* **WHAT THE TASK ASKS**: Take the listing from its first line through the line that contains "cat_i_heures = [2.5, 2.9, 3.5, 4.5]" and please retype those lines exactly, leaving out the pictures.

* **DATA SHOWN**:
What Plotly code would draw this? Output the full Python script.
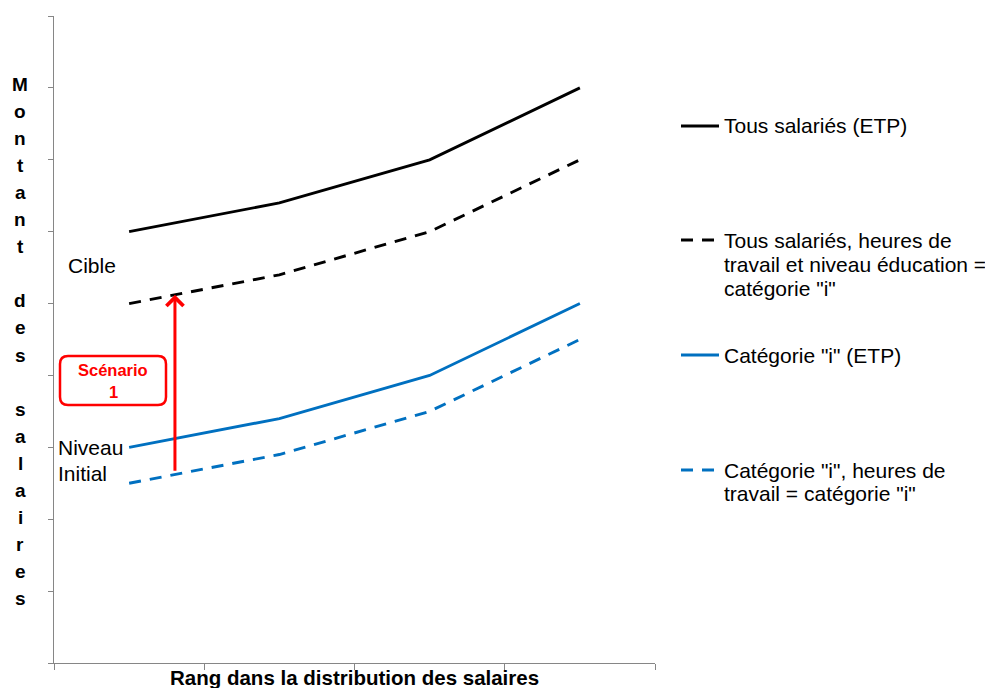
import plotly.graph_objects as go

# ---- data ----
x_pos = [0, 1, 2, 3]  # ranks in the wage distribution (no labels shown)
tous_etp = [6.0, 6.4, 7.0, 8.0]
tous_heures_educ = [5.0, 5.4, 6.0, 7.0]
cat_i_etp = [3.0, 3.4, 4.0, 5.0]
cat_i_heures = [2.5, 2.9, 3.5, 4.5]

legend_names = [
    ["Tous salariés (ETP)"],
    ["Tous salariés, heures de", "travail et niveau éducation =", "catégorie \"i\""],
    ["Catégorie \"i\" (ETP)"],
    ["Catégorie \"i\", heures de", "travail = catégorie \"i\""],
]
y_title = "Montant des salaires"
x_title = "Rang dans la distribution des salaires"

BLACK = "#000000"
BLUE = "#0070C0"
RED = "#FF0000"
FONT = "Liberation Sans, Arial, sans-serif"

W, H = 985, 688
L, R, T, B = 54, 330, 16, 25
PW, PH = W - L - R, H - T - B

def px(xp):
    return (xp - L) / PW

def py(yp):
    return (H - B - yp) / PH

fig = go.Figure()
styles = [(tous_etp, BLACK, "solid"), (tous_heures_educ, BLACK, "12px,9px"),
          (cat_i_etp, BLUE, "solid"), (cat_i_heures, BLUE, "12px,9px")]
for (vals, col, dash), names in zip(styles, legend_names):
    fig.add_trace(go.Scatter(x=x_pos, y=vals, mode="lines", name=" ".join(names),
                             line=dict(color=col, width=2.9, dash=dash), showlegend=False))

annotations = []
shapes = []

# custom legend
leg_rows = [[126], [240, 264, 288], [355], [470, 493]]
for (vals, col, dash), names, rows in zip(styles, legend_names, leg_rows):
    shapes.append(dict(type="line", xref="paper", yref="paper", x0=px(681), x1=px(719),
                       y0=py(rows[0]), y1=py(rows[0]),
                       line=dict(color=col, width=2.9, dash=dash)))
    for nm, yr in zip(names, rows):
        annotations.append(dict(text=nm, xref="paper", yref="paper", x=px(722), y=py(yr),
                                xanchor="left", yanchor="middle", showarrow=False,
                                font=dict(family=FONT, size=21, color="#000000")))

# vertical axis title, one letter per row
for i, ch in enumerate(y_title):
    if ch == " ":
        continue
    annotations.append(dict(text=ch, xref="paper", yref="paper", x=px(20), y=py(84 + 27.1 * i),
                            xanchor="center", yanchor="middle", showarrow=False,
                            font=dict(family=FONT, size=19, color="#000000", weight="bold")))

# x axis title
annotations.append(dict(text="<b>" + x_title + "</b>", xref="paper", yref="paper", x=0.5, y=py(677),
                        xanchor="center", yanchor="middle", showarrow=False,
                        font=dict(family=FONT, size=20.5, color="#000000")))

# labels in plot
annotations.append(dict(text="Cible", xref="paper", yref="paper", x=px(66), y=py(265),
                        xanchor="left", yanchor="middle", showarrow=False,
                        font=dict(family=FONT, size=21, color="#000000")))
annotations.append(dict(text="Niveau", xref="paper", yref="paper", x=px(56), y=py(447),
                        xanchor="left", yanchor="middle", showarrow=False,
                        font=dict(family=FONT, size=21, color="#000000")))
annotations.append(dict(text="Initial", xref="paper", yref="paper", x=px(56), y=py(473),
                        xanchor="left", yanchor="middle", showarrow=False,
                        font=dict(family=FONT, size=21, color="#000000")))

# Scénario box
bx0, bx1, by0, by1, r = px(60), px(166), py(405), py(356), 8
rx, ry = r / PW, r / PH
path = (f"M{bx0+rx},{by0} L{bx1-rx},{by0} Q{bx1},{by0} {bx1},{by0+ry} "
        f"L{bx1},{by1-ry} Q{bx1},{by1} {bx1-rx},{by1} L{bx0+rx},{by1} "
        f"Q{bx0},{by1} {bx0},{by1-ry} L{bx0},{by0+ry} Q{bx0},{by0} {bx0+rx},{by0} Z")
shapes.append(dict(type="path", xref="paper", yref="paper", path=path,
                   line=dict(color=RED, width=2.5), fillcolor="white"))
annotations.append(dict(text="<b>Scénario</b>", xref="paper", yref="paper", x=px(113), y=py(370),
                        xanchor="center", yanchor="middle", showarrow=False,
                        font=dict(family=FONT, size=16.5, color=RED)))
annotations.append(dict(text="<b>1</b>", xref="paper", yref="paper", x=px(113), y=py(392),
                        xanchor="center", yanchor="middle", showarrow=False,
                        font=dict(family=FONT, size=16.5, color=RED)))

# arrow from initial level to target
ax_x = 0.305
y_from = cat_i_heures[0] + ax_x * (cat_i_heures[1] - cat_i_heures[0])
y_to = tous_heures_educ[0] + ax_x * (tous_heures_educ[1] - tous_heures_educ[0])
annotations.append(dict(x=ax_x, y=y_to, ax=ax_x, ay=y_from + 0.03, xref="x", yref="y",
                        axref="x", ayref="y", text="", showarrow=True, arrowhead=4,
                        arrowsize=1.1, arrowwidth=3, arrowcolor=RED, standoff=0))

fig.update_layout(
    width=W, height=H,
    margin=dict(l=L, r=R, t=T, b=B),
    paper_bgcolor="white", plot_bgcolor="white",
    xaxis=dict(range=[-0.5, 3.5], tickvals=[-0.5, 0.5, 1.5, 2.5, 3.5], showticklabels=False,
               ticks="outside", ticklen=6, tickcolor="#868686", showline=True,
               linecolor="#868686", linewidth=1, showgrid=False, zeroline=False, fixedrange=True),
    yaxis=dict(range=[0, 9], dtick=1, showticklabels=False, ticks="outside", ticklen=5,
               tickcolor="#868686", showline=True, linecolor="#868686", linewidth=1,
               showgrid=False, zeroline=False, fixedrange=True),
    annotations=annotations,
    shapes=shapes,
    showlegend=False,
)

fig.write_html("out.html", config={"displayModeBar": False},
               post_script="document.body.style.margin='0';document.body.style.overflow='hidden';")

* **OUTPUT FOR THIS TASK**:
What Plotly code would draw this? Output the full Python script.
import plotly.graph_objects as go

# ---- data ----
x_pos = [0, 1, 2, 3]  # ranks in the wage distribution (no labels shown)
tous_etp = [6.0, 6.4, 7.0, 8.0]
tous_heures_educ = [5.0, 5.4, 6.0, 7.0]
cat_i_etp = [3.0, 3.4, 4.0, 5.0]
cat_i_heures = [2.5, 2.9, 3.5, 4.5]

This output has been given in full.